1) Incorporate the Federal Reserve System into the U.S. Treasury where all new money is created by government as money, not interest-bearing debt, and spent into circulation to promote the general welfare; monitored to be neither inflationary nor deflationary.
2) Halt the banks privilege to create money by ending the fractional reserve system. All the past monetized private credit is converted into U.S. government money. Banks then act as intermediaries accepting savings deposits and loaning them out to borrowers; what people think they do now.
3) Spend new money into circulation on infrastructure, including education and healthcare needed for a growing society, starting with the $1.6 trillion that the American Society of Civil Engineers estimate is needed for infrastructure repair; creating good jobs across our nation, re-invigorating local economies and re-funding government at all levels.
http://www.monetary.org/chicagoplan.html
But do you think the financial elite will let this happen?
1) Abolish the Fed.
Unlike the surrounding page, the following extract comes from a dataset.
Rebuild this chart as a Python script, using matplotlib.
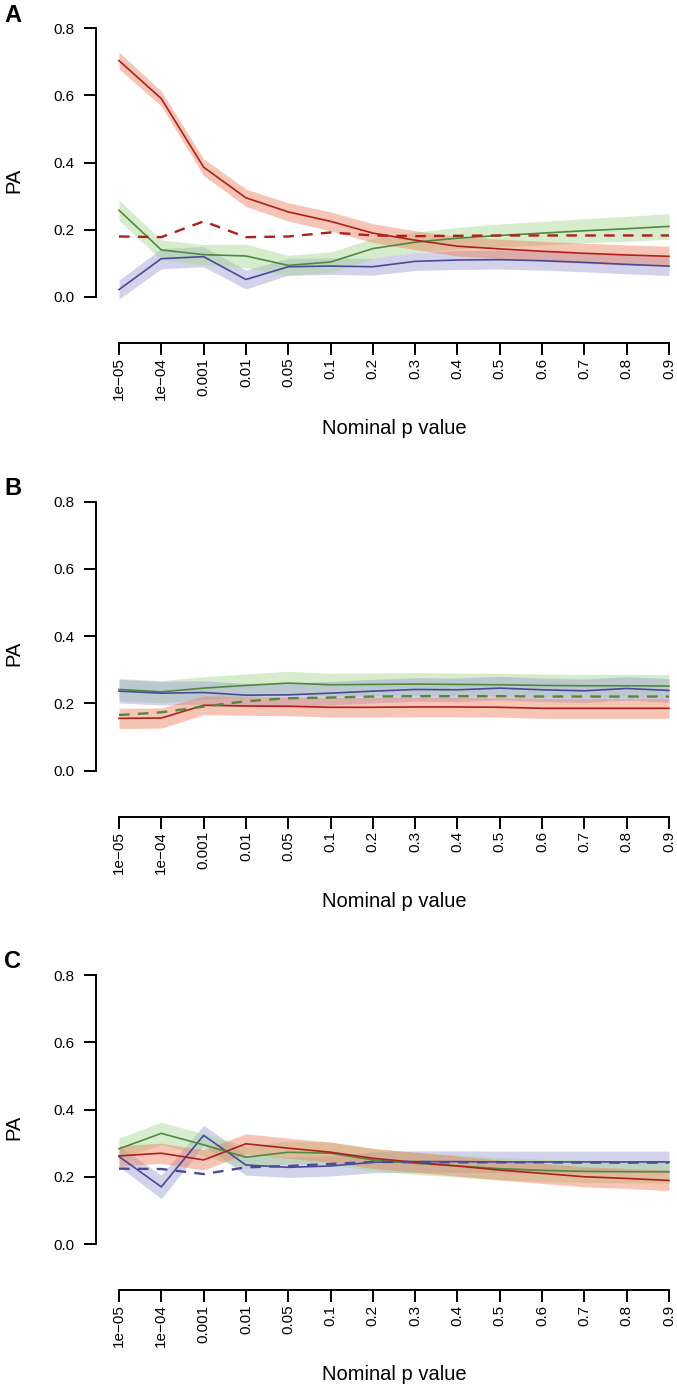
import matplotlib
matplotlib.use("Agg")
import matplotlib.pyplot as plt
import numpy as np

plt.rcParams["font.family"] = ["Liberation Sans", "DejaVu Sans"]

# x categories
p_labels = ["1e\u221205", "1e\u221204", "0.001", "0.01", "0.05", "0.1", "0.2",
            "0.3", "0.4", "0.5", "0.6", "0.7", "0.8", "0.9"]
pos = np.arange(len(p_labels))

# panel A
a_red = [0.703, 0.590, 0.386, 0.295, 0.253, 0.225, 0.190, 0.169, 0.151, 0.143, 0.136, 0.130, 0.125, 0.121]
a_red_err = [0.025, 0.022, 0.025, 0.026, 0.027, 0.028, 0.028, 0.028, 0.029, 0.029, 0.030, 0.030, 0.030, 0.030]
a_red_dash = [0.180, 0.178, 0.225, 0.178, 0.180, 0.192, 0.183, 0.181, 0.182, 0.183, 0.183, 0.183, 0.183, 0.183]
a_green = [0.258, 0.140, 0.126, 0.122, 0.094, 0.104, 0.144, 0.163, 0.175, 0.183, 0.190, 0.197, 0.203, 0.210]
a_green_err = [0.030, 0.030, 0.030, 0.035, 0.030, 0.030, 0.030, 0.030, 0.032, 0.034, 0.035, 0.036, 0.037, 0.038]
a_blue = [0.022, 0.114, 0.120, 0.052, 0.090, 0.092, 0.090, 0.106, 0.110, 0.111, 0.108, 0.103, 0.097, 0.092]
a_blue_err = [0.028, 0.030, 0.030, 0.028, 0.025, 0.025, 0.025, 0.027, 0.028, 0.028, 0.028, 0.028, 0.028, 0.028]

# panel B
b_green = [0.241, 0.234, 0.245, 0.253, 0.260, 0.255, 0.256, 0.257, 0.256, 0.255, 0.253, 0.252, 0.252, 0.251]
b_green_err = [0.033, 0.033, 0.034, 0.034, 0.035, 0.034, 0.034, 0.034, 0.034, 0.034, 0.034, 0.034, 0.034, 0.034]
b_blue = [0.236, 0.230, 0.232, 0.224, 0.225, 0.230, 0.236, 0.241, 0.240, 0.245, 0.240, 0.237, 0.244, 0.238]
b_blue_err = [0.035, 0.035, 0.035, 0.035, 0.035, 0.035, 0.035, 0.035, 0.035, 0.035, 0.035, 0.035, 0.035, 0.035]
b_red = [0.155, 0.156, 0.194, 0.192, 0.191, 0.188, 0.188, 0.189, 0.189, 0.188, 0.185, 0.185, 0.185, 0.185]
b_red_err = [0.030, 0.030, 0.028, 0.028, 0.028, 0.029, 0.029, 0.029, 0.029, 0.029, 0.030, 0.030, 0.030, 0.030]
b_green_dash = [0.165, 0.173, 0.190, 0.206, 0.215, 0.217, 0.220, 0.221, 0.221, 0.221, 0.220, 0.220, 0.220, 0.220]

# panel C
c_green = [0.283, 0.329, 0.295, 0.258, 0.273, 0.270, 0.250, 0.240, 0.232, 0.224, 0.219, 0.216, 0.215, 0.215]
c_green_err = [0.032, 0.033, 0.033, 0.033, 0.033, 0.033, 0.033, 0.033, 0.033, 0.033, 0.033, 0.033, 0.033, 0.033]
c_red = [0.262, 0.270, 0.250, 0.298, 0.285, 0.273, 0.255, 0.243, 0.232, 0.220, 0.210, 0.200, 0.195, 0.189]
c_red_err = [0.030, 0.030, 0.030, 0.030, 0.030, 0.030, 0.030, 0.030, 0.030, 0.030, 0.030, 0.030, 0.030, 0.030]
c_blue = [0.260, 0.170, 0.323, 0.235, 0.228, 0.232, 0.243, 0.245, 0.245, 0.244, 0.244, 0.244, 0.244, 0.244]
c_blue_err = [0.030, 0.035, 0.030, 0.030, 0.030, 0.030, 0.031, 0.032, 0.032, 0.032, 0.032, 0.032, 0.032, 0.032]
c_blue_dash = [0.224, 0.223, 0.208, 0.228, 0.232, 0.238, 0.244, 0.244, 0.243, 0.243, 0.243, 0.242, 0.242, 0.242]

RED, RED_F = "#b01f1a", "#ec7f5e"
GREEN, GREEN_F = "#4f8a3e", "#a3d88f"
BLUE, BLUE_F = "#4a4a98", "#9c9cd2"

W, H = 677, 1389
fig = plt.figure(figsize=(W / 100, H / 100), dpi=100)

x0_px, step_px = 119, (669 - 119) / 13
ppu = 269 / 0.8


def make_panel(i, letter):
    zero_y = 297 + 473.5 * i
    axis_y = zero_y + 46
    top_y = zero_y - 0.82 * ppu
    left, right = 96, 677
    ax = fig.add_axes([left / W, 1 - axis_y / H, (right - left) / W, (axis_y - top_y) / H])
    ax.set_xlim((left - x0_px) / step_px, (right - x0_px) / step_px)
    ax.set_ylim(-46 / ppu, 0.82)
    for s in ["top", "right"]:
        ax.spines[s].set_visible(False)
    ax.spines["left"].set_bounds(0, 0.8)
    ax.spines["bottom"].set_bounds(0, 13)
    for s in ["left", "bottom"]:
        ax.spines[s].set_linewidth(1.4)
    ax.set_yticks([0, 0.2, 0.4, 0.6, 0.8])
    ax.set_yticklabels(["0.0", "0.2", "0.4", "0.6", "0.8"])
    ax.set_xticks(pos)
    ax.set_xticklabels(p_labels, rotation=90)
    ax.tick_params(axis="both", length=8.5, width=1.4, labelsize=11)
    ax.tick_params(axis="y", pad=7)
    ax.tick_params(axis="x", pad=2)
    fig.text(4 / W, 1 - (zero_y - 282) / H, letter, fontsize=17, fontweight="bold",
             ha="left", va="center")
    fig.text(14 / W, 1 - (zero_y - 117) / H, "PA", fontsize=14.5, rotation=90,
             ha="center", va="center")
    fig.text(394 / W, 1 - (axis_y + 85) / H, "Nominal p value", fontsize=14.5,
             ha="center", va="center")
    return ax


def band(ax, vals, err, fill_c):
    v = np.array(vals)
    e = np.array(err)
    ax.fill_between(pos, v - e, v + e, color=fill_c, alpha=0.45, lw=0)


def line(ax, vals, c, dashed=False):
    if dashed:
        ax.plot(pos, vals, color=c, lw=1.7, dashes=(4.5, 3.5))
    else:
        ax.plot(pos, vals, color=c, lw=1.2)


ax = make_panel(0, "A")
band(ax, a_blue, a_blue_err, BLUE_F)
band(ax, a_green, a_green_err, GREEN_F)
band(ax, a_red, a_red_err, RED_F)
line(ax, a_blue, BLUE)
line(ax, a_green, GREEN)
line(ax, a_red, RED)
line(ax, a_red_dash, RED, dashed=True)

ax = make_panel(1, "B")
band(ax, b_green, b_green_err, GREEN_F)
band(ax, b_blue, b_blue_err, BLUE_F)
band(ax, b_red, b_red_err, RED_F)
line(ax, b_green, GREEN)
line(ax, b_blue, BLUE)
line(ax, b_red, RED)
line(ax, b_green_dash, GREEN, dashed=True)

ax = make_panel(2, "C")
band(ax, c_blue, c_blue_err, BLUE_F)
band(ax, c_green, c_green_err, GREEN_F)
band(ax, c_red, c_red_err, RED_F)
line(ax, c_blue, BLUE)
line(ax, c_green, GREEN)
line(ax, c_red, RED)
line(ax, c_blue_dash, BLUE, dashed=True)

fig.savefig("out.png", dpi=100)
U.S. Treasury charters private banks to create money by issuing interest-bearing loans AND debt-free grants equal to the interest due.
2) Full reserve lending is unnecessarily conservative. As long as the ratio of debt-free grants to interest-bearing loans reflects the effective average interest rate, fractional reserve banking is a fair and effective means of supplying liquidity.
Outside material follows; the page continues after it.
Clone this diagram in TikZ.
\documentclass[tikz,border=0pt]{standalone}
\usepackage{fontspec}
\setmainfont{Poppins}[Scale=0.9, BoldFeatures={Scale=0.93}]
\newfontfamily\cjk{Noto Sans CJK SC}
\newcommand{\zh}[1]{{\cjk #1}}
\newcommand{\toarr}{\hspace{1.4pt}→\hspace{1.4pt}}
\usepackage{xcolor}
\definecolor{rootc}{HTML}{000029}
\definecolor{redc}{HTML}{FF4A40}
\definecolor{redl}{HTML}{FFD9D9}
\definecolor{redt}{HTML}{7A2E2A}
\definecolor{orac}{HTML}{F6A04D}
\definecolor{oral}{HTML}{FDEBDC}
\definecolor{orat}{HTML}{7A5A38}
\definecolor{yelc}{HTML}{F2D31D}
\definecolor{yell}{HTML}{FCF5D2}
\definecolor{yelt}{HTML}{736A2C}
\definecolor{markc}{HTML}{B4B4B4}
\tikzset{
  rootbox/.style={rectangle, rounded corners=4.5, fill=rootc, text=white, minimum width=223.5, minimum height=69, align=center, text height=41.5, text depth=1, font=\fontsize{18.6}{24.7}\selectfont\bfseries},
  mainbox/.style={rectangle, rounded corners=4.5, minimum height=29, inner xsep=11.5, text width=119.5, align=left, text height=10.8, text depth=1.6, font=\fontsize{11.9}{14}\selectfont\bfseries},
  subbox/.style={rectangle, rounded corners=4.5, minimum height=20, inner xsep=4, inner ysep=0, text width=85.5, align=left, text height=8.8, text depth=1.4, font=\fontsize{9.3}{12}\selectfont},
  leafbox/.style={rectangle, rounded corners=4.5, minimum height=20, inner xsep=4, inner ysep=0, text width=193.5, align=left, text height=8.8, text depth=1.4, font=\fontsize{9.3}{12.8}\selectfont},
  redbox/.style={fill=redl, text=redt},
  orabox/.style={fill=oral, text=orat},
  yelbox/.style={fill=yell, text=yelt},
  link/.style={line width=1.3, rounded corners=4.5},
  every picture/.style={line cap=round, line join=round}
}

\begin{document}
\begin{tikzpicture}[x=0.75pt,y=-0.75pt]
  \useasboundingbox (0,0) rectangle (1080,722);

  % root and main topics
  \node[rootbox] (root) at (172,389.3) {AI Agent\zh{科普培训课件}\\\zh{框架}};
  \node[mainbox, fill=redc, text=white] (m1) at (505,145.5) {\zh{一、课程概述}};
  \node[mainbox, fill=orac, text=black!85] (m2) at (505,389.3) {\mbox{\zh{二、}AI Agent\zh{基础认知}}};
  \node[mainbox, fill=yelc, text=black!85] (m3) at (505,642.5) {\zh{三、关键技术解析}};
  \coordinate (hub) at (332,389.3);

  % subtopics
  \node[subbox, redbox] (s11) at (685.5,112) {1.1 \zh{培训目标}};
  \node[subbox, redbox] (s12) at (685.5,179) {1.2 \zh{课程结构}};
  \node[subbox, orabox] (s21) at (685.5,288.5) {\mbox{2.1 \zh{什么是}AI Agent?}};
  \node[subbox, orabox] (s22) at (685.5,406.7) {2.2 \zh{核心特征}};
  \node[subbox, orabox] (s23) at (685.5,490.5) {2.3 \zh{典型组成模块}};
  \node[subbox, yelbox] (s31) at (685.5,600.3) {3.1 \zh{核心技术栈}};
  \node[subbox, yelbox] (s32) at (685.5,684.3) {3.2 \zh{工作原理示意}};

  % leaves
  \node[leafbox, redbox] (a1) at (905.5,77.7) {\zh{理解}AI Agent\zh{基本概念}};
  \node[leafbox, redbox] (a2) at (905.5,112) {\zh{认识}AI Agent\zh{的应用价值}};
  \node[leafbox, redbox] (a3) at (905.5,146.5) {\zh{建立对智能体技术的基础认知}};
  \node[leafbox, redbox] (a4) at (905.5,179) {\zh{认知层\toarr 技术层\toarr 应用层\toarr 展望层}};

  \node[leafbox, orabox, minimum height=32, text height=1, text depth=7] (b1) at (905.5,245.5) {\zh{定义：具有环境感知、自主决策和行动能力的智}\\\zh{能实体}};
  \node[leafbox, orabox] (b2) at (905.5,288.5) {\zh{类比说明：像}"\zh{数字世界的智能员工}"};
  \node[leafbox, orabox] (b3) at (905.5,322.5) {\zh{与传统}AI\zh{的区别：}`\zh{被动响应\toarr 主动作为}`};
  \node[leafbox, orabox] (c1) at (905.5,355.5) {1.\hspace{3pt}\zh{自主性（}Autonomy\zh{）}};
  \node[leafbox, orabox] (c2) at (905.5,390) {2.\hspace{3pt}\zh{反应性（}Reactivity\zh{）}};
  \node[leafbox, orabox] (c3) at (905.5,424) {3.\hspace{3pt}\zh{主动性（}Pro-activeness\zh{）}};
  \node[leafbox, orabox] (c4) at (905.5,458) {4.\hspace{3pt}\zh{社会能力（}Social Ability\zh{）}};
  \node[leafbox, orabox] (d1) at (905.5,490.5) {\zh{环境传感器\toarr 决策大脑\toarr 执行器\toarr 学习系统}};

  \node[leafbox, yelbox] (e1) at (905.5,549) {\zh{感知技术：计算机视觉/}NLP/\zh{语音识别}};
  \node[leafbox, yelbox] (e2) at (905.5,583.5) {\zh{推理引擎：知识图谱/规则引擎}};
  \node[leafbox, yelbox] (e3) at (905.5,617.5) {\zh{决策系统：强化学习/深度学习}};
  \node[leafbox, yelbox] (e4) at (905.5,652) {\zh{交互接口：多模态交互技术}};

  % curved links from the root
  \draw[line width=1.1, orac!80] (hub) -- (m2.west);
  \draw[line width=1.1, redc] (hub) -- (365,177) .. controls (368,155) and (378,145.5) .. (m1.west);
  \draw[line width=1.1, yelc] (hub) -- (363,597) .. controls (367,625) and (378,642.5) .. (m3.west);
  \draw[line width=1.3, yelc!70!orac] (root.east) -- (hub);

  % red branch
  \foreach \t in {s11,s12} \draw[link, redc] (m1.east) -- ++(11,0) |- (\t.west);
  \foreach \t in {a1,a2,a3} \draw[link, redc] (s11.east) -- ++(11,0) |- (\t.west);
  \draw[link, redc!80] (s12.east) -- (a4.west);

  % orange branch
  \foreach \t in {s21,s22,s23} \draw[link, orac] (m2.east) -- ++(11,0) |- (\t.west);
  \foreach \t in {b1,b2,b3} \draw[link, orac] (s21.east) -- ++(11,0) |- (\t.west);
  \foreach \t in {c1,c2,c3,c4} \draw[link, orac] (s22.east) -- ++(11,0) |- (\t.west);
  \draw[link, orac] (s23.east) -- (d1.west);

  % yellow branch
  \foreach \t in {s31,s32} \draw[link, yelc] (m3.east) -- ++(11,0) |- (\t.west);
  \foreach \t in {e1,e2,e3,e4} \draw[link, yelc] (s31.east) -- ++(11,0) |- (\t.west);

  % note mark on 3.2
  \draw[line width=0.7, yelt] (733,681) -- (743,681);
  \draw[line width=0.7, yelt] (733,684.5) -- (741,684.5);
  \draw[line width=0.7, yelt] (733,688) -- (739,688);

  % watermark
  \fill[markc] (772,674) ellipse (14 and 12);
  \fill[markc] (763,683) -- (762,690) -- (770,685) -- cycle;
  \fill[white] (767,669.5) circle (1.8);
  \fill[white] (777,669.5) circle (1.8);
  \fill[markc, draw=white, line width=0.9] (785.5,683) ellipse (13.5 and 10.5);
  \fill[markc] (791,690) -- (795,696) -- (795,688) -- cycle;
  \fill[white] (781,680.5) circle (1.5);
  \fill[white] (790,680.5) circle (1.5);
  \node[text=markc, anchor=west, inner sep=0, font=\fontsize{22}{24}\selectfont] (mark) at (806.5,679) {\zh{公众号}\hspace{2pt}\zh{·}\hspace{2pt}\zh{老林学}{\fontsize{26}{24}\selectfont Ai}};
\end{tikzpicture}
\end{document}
3) I don't believe that any one leader or institution has all the right answers as to how we should invest in our future. I believe in a marketplace of ideas where communities are free to come up with innovative solutions that befit the diversity of American life.
As President Obama once said, "What works in Chicago doesn't necessarily work in Cheyenne."
I believe that small, self-selecting collectives can be just as forward-looking and socially responsible as large, forced constituencies -- if not more so. It is only when we are encouraged to compete against one another as individuals that we lose our sense of civic duty and neglect our responsibilities to each other and to our future.
It all comes down to money. If the middle class had the big bucks to contribute and lobbyists, they would be given attention. As it is, the banks with their lobbyists and huge $$$ contributions are the one who will be consistently saved from their own greed and corruption. The middle class is on the receiving end of the the crooked practices of some of these banks and is basically left to fend on its own, while its tax dollars are used to save those who destroyed the economy.
This is so right on. There is only one way our country will become as vibrant, innovative and competitive as it once was: we must get rid of the artificially rigged health care prices that are breaking individuals, small businesses and the economy. And we must allow the demise of failed banks and their failed leaders so that new and better people can create new and more successful businesses and banks.
By turning our economy into one with a few monopolies, and by propping up incompetent, inefficient and unscrupulous industries and people, we just assure the failure of our country and economy. This un=free market is even more unAmerican and just as foolish as appointing a race track manager--- instead of the best person for the job-- to head FEMA. (We all know how Katrina went and can look forward to an even worse economic and social distress hurricane if this runaway government is not put back on track)
So much needs to be done, but the ONLY way it will be possible is to end the two wars and cut defense spending drastically. THAT is where the money should come from, to invest in the American people's domestic needs. For decades, defense has been the biggest drag on the economy, because other than technology spin-offs (like the Internet) most of that investment did not pay off except through arms sales to other countries.
Those technology advances should be made through research & development funded by a partnership of business and government, like they do it in Japan. But this should be directed toward manufacturing of high quality products for domestic use, instead of weapons systems, nuclear warheads, and foreign bases.